This article was written in Feb 2022. Just reposting here.

With Australia’s largest bank offering crypto trading in their mobile app and CBDC gaining interest, is there something more ominous on the horizon knocking on the doors of the decentralised token economy? 

The introduction of Bitcoin in 2008 brought the concept of decentralisation back into the spotlight. Decentralised peer to peer technology has existed in many forms prior to Bitcoin with Napster, Gnutella and Bittorrent to name a few. But not only is decentralised technology back, it is flourishing in this new blockchain based token economy and this is important because the war between centralisation and decentralisation is reigniting. 

In the early days, banks dismissed Bitcoin technology as a small bunch of enthusiastic, geeky, hobbyists thinking that they could change the world. Very certain it was going to be a fad, the banks ignored us. When it grew to the size of an ant, gnawing at the toenails of the elephant banks, the elephant stomped all over us closing bank accounts often with little reason and little warning. 

Then it grew big enough not only to catch more attention from the banks, but believe it or not, some banks started adopting it! Australia’s largest bank, Commonwealth Bank of Australia (CBA), announced that it will become Australia’s first bank to offer customers the ability to buy, sell and hold crypto assets, directly through the CommBank app.” back in November 2021. 

To add a twist to the quote from Mahatma Gandhi, “First they ignore you, then they laugh at you, then they join you*, then they fight you, then you win”. We are at the joining stage but there is a twist, hence the asterix. While joining, the banks are stockpiling their inventory of knowledge and talent and in collaboration with the government and the central bank, are putting plans in place for a Central Bank Digital Currency or CBDC of their own. 

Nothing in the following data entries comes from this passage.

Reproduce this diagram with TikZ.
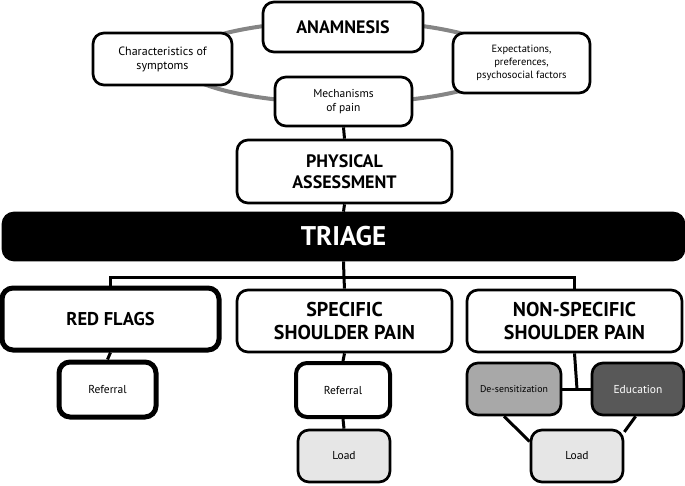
\documentclass[tikz,border=0pt]{standalone}
\usepackage{fontspec}
\setmainfont{PT Sans}
\begin{document}
\begin{tikzpicture}[x=1pt,y=-1pt,
  box/.style={draw=black, line width=2.7pt, rounded corners=11pt, fill=white, align=center, inner sep=0pt},
  thickbox/.style={box, line width=5pt},
  hdr/.style={font=\bfseries\fontsize{18}{21}\selectfont},
  big/.style={font=\bfseries\fontsize{20}{23}\selectfont},
  small/.style={font=\fontsize{11.5}{14}\selectfont},
  conn/.style={line width=3pt}]
\useasboundingbox (0,0) rectangle (685,486);
\definecolor{ringgray}{HTML}{858585}
\definecolor{lightfill}{HTML}{E6E6E6}
\definecolor{midfill}{HTML}{A8A8A8}
\definecolor{darkfill}{HTML}{585858}
\draw[ringgray, line width=4pt] (343,62) ellipse [x radius=165pt, y radius=41pt];
\node[box, hdr, minimum width=160pt, minimum height=50pt] (anam) at (343,27) {ANAMNESIS};
\node[box, small, font=\fontsize{12}{14}\selectfont, minimum width=139pt, minimum height=52pt] (char) at (162.5,59) {Characteristics of\\symptoms};
\node[box, font=\fontsize{10.5}{13}\selectfont, minimum width=137pt, minimum height=60pt] (expect) at (521.5,63) {Expectations,\\preferences,\\psychosocial factors};
\node[box, small, minimum width=137pt, minimum height=49pt] (mech) at (343.5,101.5) {Mechanisms\\of pain};
\node[box, hdr, minimum width=215pt, minimum height=63pt] (phys) at (344.5,171.5) {PHYSICAL\\ASSESSMENT};
\node[box, fill=black, text=white, font=\bfseries\fontsize{27}{31}\selectfont, minimum width=681pt, minimum height=47pt] (triage) at (343.5,236.5) {TRIAGE};
\node[thickbox, font=\bfseries\fontsize{18.5}{22}\selectfont, minimum width=217pt, minimum height=62pt] (red) at (110.5,319) {RED FLAGS};
\node[box, big, minimum width=215pt, minimum height=62pt] (spec) at (344.5,321) {SPECIFIC\\SHOULDER PAIN};
\node[box, big, minimum width=215pt, minimum height=62pt] (nonspec) at (574.5,321) {NON-SPECIFIC\\SHOULDER PAIN};
\node[thickbox, small, minimum width=97pt, minimum height=55pt] (ref1) at (107.5,389.5) {Referral};
\node[thickbox, line width=4pt, small, minimum width=94pt, minimum height=54pt] (ref2) at (343,390) {Referral};
\node[box, small, fill=lightfill, minimum width=92pt, minimum height=52pt] (load1) at (344,456) {Load};
\node[box, font=\fontsize{9.8}{12}\selectfont, fill=midfill, minimum width=94pt, minimum height=52pt] (desens) at (514,389) {De-sensitization};
\node[box, small, fill=darkfill, text=white, minimum width=92pt, minimum height=52pt] (edu) at (638,389) {Education};
\node[box, small, fill=lightfill, minimum width=92pt, minimum height=52pt] (load2) at (577,456) {Load};
\coordinate (j) at (344,278);
\coordinate (j2) at (577,389);
\draw[conn] (mech.south) -- (phys.north);
\draw[conn] (phys.south) -- (triage.north);
\draw[conn] (triage.south) -- (j);
\draw[conn] (red.north) |- (j) -| (nonspec.north);
\draw[conn] (j) -- (spec.north);
\draw[conn] (red.south) -- (ref1.north);
\draw[conn] (spec.south) -- (ref2.north);
\draw[conn] (ref2.south) -- (load1.north);
\draw[conn] (nonspec.south) -- (j2);
\draw[conn] (desens.east) -- (edu.west);
\draw[conn] (desens.-110) -- (load2.163);
\draw[conn] (edu.-95) -- (load2.27);
\end{tikzpicture}
\end{document}
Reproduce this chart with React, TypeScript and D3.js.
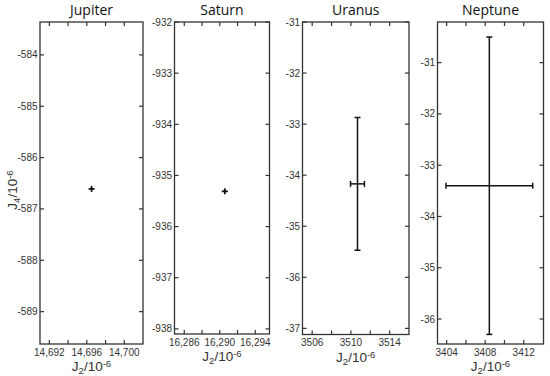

China is one of the leaders in CBDC research and development with an estimated $9.7 billion in transactions processed as of October 2021. Sweden and the European Union are also in the exploratory phase along with the Monetary Authority of Singapore (MAS). And while El Salvador may have been the first country to officially classify Bitcoin as legal currency, there are many countries that have banned or restricted the use of cryptocurrencies. Once a CBDC gains traction, and it will, this is where the war begins. Governments can then start to mandate the use of their digital “legal tender”. Does mandate ring a bell? 

Back in around 2015 at the birth of Ethereum, the words “programmable money” was touted as the next evolution of money. This gave rise to inventions such as Decentralised Finance or “DeFi” and Non Fungible Tokens or “NFTs” but these are really just experiments that the governments and banks are watching and learning. Once a CBDC starts to develop and become a reality in the coming decade, think of the possibilities of the applications. Governments are already using voucher based systems to only allow those receiving government benefits to purchase essential food items and not alcohol for instance. Having this feature prebuilt into a CBDC will be a government’s dream. 

The implementation of a CBDC will be sold with precision. You’ll never have to do your tax again because it will all be automated and accurate. You’ll always pay the right amount of tax. Your data will be protected and encrypted with “blockchain technology” (even though we know data is not really stored on the blockchain), and transparency will be masked in the name of personal privacy. We might even be told that there will be limited “minting” of CBDC and that we all will be giving a voting token that gives us a say in whether more CBDC’s should be printed in times of crisis. This may allow us to play a part in the “decision making” process thereby sharing accountability. Whether or not this happens behind the scenes is another matter. 

We are also currently in the age of a mis/dis-information war where large centralised tech companies find themselves in the battlefields often censoring and deplatforming views and conversations that do not conform to the common or accepted narrative. These big tech companies now find themselves more of a public utility than a private company. In the early days of blockchain technologies back in circa 2015, there were talks of a decentralised version of YouTube, Twitter, Facebook, Uber, AirBnb, the list goes on. Promising progress is being made but a lot of work is required in search for the tipping point of when these new versions will become mainstream. 

One of the challenges of decentralisation is how decentralised is decentralised? In other words, what is the Degree of Decentralisation or DoD? We think that the Bitcoin network is decentralised until we learn that around 75% of mining was located in China (up until a few years ago). Is a network decentralised if all the nodes are located in Amazon AWS or Google Cloud? 

The winning part of Gandhi’s quote still remains in a galaxy far, far away. What is more imminent is the fight. The fight between centralisation and decentralisation. Decentralisation is not straight forward but with pressure from the likes of a Central Bank Digital Currency we need to imagine what such a world would look like and is it something that we want to be part of? The concepts of an open, transparent, inclusive, and permissionless system of networks that is fair will not come easily. It must be fought for much like anything in life.